**Aim**
Below is some material; set it all down exactly, apart from the pictures.

**Supplied records**
★ ★ ★
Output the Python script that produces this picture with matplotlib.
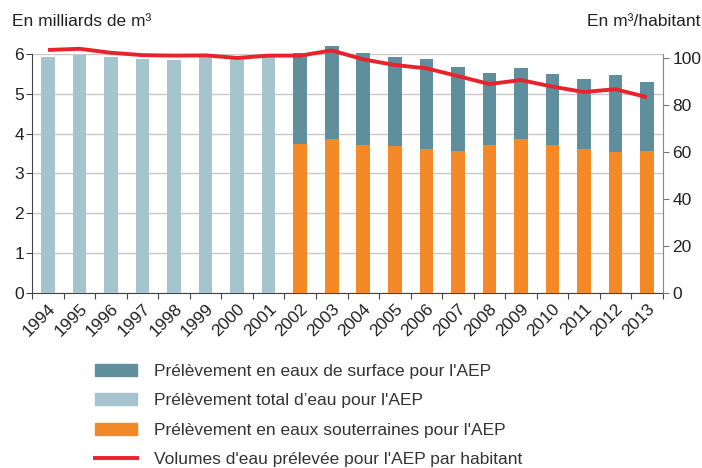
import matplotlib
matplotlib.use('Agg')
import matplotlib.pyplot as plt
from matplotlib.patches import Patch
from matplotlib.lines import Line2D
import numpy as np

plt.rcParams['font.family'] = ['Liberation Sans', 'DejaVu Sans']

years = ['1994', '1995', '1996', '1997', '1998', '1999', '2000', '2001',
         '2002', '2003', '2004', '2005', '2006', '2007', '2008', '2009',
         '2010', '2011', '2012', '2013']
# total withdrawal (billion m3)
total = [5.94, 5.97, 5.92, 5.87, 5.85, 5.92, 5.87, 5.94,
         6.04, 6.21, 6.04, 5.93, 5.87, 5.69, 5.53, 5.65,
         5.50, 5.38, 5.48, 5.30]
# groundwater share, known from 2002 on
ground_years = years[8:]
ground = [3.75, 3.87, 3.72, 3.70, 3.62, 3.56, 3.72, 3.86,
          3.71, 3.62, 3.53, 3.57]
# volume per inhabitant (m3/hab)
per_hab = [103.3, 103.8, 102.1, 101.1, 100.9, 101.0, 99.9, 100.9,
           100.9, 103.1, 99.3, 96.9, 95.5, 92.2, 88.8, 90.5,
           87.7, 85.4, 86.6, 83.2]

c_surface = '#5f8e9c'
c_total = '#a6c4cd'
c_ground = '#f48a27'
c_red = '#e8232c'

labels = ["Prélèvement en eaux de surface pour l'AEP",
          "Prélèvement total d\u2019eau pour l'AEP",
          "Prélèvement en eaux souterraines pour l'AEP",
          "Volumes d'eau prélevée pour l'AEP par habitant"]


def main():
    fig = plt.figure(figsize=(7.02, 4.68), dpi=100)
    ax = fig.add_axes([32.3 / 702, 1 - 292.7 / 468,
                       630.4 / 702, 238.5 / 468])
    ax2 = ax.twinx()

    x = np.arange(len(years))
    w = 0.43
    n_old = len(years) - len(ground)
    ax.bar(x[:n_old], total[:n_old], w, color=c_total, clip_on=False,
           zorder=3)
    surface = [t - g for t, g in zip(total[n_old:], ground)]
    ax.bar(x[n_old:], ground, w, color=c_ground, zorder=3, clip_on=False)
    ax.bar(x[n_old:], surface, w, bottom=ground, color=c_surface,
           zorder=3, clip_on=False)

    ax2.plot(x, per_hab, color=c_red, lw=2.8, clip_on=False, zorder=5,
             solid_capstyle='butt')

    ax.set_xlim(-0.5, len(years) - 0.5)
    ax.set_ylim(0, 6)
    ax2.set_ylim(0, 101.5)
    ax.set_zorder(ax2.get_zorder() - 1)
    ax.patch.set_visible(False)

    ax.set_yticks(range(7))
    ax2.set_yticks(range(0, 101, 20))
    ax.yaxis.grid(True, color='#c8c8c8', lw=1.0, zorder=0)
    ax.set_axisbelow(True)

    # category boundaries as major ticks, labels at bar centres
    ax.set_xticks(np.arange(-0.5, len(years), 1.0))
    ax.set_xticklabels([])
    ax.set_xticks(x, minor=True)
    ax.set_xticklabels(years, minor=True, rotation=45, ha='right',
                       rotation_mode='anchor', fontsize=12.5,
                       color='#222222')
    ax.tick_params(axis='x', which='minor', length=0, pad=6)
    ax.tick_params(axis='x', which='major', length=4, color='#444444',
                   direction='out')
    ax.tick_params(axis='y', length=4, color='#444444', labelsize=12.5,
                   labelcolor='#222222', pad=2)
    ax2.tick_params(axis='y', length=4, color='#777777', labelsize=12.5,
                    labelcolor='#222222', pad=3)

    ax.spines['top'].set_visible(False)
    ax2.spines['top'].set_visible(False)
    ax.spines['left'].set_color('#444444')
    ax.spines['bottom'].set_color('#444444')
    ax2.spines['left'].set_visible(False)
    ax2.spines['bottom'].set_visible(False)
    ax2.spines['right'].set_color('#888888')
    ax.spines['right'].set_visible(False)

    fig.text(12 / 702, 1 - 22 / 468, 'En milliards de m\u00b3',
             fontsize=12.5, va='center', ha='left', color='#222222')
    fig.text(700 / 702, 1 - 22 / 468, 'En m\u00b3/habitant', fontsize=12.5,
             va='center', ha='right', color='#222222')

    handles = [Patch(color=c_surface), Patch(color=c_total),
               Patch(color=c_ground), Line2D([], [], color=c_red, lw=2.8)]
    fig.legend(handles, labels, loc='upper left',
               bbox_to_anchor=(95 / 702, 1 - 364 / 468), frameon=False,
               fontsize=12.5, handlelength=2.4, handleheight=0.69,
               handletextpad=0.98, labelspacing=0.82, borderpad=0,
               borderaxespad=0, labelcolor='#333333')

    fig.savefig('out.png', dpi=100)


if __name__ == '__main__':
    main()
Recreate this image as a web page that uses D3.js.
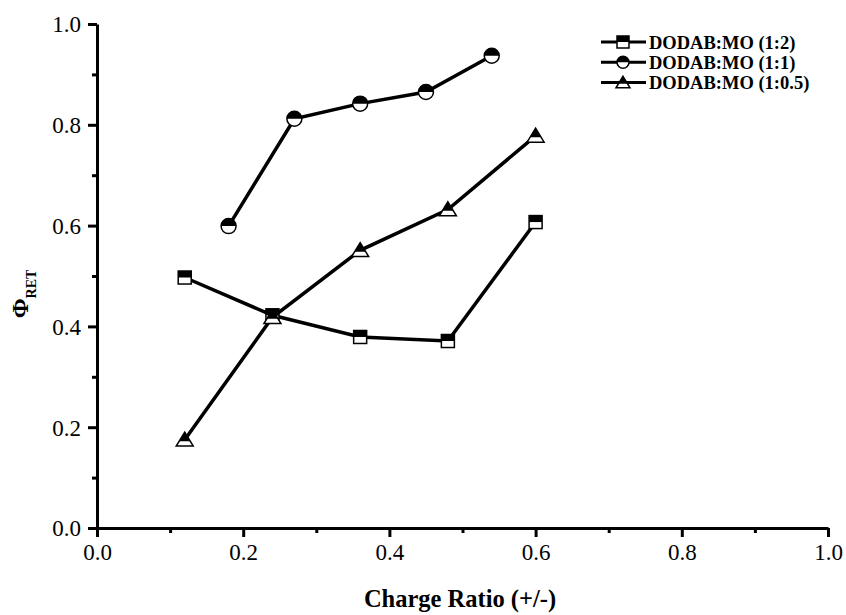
★ ★ ★
**Finished exercise**
Output the Python script that produces this picture with matplotlib.
import matplotlib
matplotlib.use('Agg')
import matplotlib.pyplot as plt
from matplotlib.patches import Patch
from matplotlib.lines import Line2D
import numpy as np

plt.rcParams['font.family'] = ['Liberation Sans', 'DejaVu Sans']

years = ['1994', '1995', '1996', '1997', '1998', '1999', '2000', '2001',
         '2002', '2003', '2004', '2005', '2006', '2007', '2008', '2009',
         '2010', '2011', '2012', '2013']
# total withdrawal (billion m3)
total = [5.94, 5.97, 5.92, 5.87, 5.85, 5.92, 5.87, 5.94,
         6.04, 6.21, 6.04, 5.93, 5.87, 5.69, 5.53, 5.65,
         5.50, 5.38, 5.48, 5.30]
# groundwater share, known from 2002 on
ground_years = years[8:]
ground = [3.75, 3.87, 3.72, 3.70, 3.62, 3.56, 3.72, 3.86,
          3.71, 3.62, 3.53, 3.57]
# volume per inhabitant (m3/hab)
per_hab = [103.3, 103.8, 102.1, 101.1, 100.9, 101.0, 99.9, 100.9,
           100.9, 103.1, 99.3, 96.9, 95.5, 92.2, 88.8, 90.5,
           87.7, 85.4, 86.6, 83.2]

c_surface = '#5f8e9c'
c_total = '#a6c4cd'
c_ground = '#f48a27'
c_red = '#e8232c'

labels = ["Prélèvement en eaux de surface pour l'AEP",
          "Prélèvement total d\u2019eau pour l'AEP",
          "Prélèvement en eaux souterraines pour l'AEP",
          "Volumes d'eau prélevée pour l'AEP par habitant"]


def main():
    fig = plt.figure(figsize=(7.02, 4.68), dpi=100)
    ax = fig.add_axes([32.3 / 702, 1 - 292.7 / 468,
                       630.4 / 702, 238.5 / 468])
    ax2 = ax.twinx()

    x = np.arange(len(years))
    w = 0.43
    n_old = len(years) - len(ground)
    ax.bar(x[:n_old], total[:n_old], w, color=c_total, clip_on=False,
           zorder=3)
    surface = [t - g for t, g in zip(total[n_old:], ground)]
    ax.bar(x[n_old:], ground, w, color=c_ground, zorder=3, clip_on=False)
    ax.bar(x[n_old:], surface, w, bottom=ground, color=c_surface,
           zorder=3, clip_on=False)

    ax2.plot(x, per_hab, color=c_red, lw=2.8, clip_on=False, zorder=5,
             solid_capstyle='butt')

    ax.set_xlim(-0.5, len(years) - 0.5)
    ax.set_ylim(0, 6)
    ax2.set_ylim(0, 101.5)
    ax.set_zorder(ax2.get_zorder() - 1)
    ax.patch.set_visible(False)

    ax.set_yticks(range(7))
    ax2.set_yticks(range(0, 101, 20))
    ax.yaxis.grid(True, color='#c8c8c8', lw=1.0, zorder=0)
    ax.set_axisbelow(True)

    # category boundaries as major ticks, labels at bar centres
    ax.set_xticks(np.arange(-0.5, len(years), 1.0))
    ax.set_xticklabels([])
    ax.set_xticks(x, minor=True)
    ax.set_xticklabels(years, minor=True, rotation=45, ha='right',
                       rotation_mode='anchor', fontsize=12.5,
                       color='#222222')
    ax.tick_params(axis='x', which='minor', length=0, pad=6)
    ax.tick_params(axis='x', which='major', length=4, color='#444444',
                   direction='out')
    ax.tick_params(axis='y', length=4, color='#444444', labelsize=12.5,
                   labelcolor='#222222', pad=2)
    ax2.tick_params(axis='y', length=4, color='#777777', labelsize=12.5,
                    labelcolor='#222222', pad=3)

    ax.spines['top'].set_visible(False)
    ax2.spines['top'].set_visible(False)
    ax.spines['left'].set_color('#444444')
    ax.spines['bottom'].set_color('#444444')
    ax2.spines['left'].set_visible(False)
    ax2.spines['bottom'].set_visible(False)
    ax2.spines['right'].set_color('#888888')
    ax.spines['right'].set_visible(False)

    fig.text(12 / 702, 1 - 22 / 468, 'En milliards de m\u00b3',
             fontsize=12.5, va='center', ha='left', color='#222222')
    fig.text(700 / 702, 1 - 22 / 468, 'En m\u00b3/habitant', fontsize=12.5,
             va='center', ha='right', color='#222222')

    handles = [Patch(color=c_surface), Patch(color=c_total),
               Patch(color=c_ground), Line2D([], [], color=c_red, lw=2.8)]
    fig.legend(handles, labels, loc='upper left',
               bbox_to_anchor=(95 / 702, 1 - 364 / 468), frameon=False,
               fontsize=12.5, handlelength=2.4, handleheight=0.69,
               handletextpad=0.98, labelspacing=0.82, borderpad=0,
               borderaxespad=0, labelcolor='#333333')

    fig.savefig('out.png', dpi=100)


if __name__ == '__main__':
    main()
Recreate this image as a web page that uses D3.js.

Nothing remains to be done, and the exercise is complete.